### WHAT YOU ARE ASKED TO DO
State how many lines in these records contain the word "Apache", and nothing else.

START ENTRIES PROVIDED

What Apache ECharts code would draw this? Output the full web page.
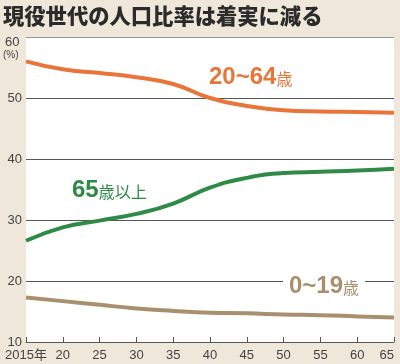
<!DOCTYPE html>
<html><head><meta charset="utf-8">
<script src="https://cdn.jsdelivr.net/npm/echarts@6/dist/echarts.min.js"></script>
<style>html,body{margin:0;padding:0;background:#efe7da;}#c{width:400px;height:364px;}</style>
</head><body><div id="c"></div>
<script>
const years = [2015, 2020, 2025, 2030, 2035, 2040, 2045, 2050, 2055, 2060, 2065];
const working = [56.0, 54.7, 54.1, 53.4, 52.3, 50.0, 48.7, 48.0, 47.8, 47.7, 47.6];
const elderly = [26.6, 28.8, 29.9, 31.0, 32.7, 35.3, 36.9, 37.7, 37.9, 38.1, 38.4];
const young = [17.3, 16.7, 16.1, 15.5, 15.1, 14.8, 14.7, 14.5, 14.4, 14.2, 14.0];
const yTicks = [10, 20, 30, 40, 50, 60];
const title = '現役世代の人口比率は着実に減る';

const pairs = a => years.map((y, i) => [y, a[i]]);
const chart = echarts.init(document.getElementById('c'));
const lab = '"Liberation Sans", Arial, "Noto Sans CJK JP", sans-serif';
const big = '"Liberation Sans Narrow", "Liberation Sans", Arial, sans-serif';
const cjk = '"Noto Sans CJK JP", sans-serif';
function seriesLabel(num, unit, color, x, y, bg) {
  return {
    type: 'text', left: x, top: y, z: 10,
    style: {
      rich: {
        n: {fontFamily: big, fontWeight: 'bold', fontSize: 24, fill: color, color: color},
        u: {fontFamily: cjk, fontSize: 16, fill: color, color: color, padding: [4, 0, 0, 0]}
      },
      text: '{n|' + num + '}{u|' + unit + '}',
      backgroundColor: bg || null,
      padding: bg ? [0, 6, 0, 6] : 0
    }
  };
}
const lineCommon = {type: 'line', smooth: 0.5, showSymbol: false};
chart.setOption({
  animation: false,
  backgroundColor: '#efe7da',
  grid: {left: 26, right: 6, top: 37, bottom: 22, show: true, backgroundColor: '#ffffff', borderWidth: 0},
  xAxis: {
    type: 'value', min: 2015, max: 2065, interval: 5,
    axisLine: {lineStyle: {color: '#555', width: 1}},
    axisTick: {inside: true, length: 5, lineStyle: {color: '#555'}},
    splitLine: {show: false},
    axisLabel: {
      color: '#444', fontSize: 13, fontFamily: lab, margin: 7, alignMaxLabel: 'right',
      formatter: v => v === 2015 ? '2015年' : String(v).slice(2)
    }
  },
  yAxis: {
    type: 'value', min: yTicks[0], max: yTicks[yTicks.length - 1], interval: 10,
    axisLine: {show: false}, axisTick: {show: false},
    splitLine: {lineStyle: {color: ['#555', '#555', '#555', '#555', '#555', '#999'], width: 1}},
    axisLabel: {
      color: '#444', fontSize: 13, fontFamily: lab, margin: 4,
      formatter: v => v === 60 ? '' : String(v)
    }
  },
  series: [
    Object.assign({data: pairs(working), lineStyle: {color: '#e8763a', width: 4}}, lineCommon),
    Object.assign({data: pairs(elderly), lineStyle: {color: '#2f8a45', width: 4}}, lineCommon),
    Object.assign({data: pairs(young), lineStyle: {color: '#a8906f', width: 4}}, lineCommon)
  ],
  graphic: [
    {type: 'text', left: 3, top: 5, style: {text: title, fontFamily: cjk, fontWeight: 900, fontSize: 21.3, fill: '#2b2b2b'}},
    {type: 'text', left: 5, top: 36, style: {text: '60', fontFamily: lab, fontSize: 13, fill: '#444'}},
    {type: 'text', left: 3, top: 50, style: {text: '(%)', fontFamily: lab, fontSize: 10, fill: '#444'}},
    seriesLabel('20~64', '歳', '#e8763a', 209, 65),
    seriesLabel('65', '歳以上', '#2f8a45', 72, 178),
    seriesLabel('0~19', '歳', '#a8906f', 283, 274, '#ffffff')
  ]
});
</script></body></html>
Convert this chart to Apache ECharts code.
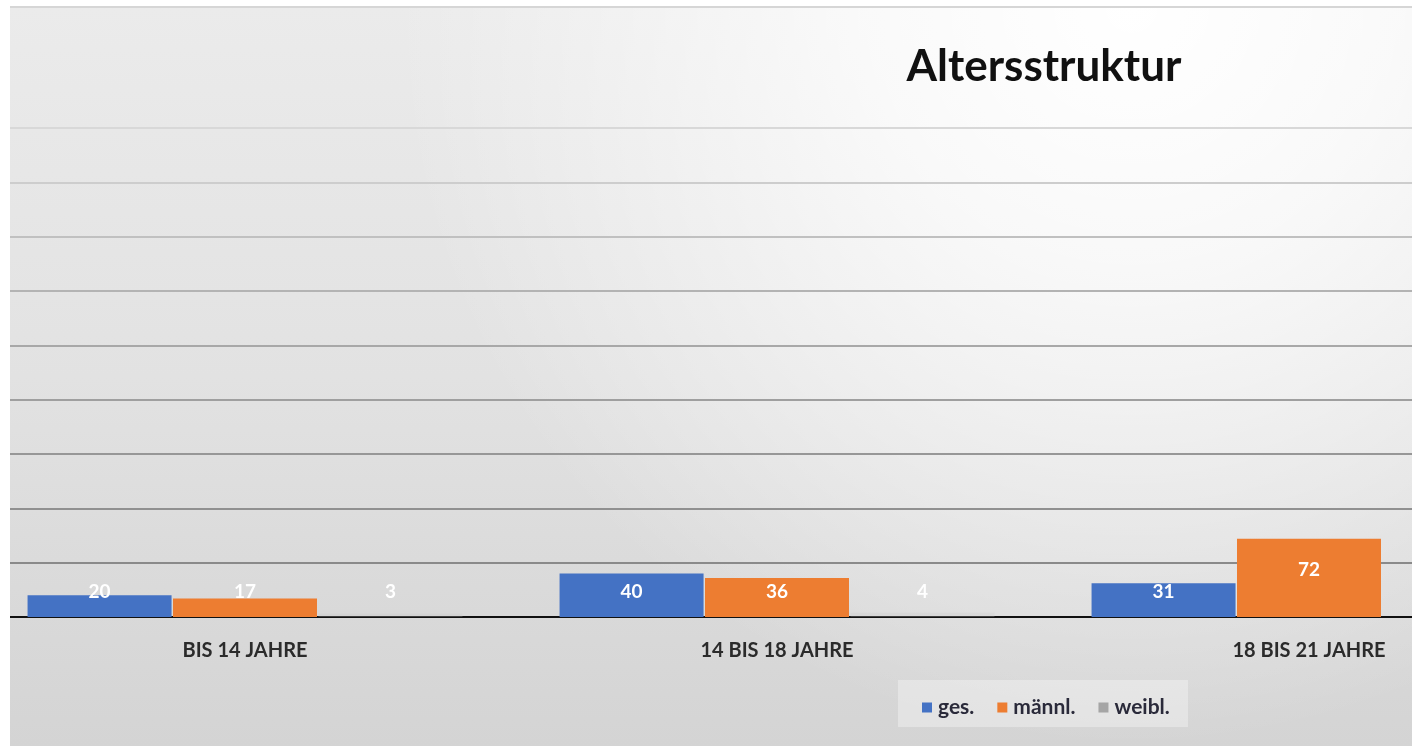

END ENTRIES PROVIDED

### THE SOLUTION
2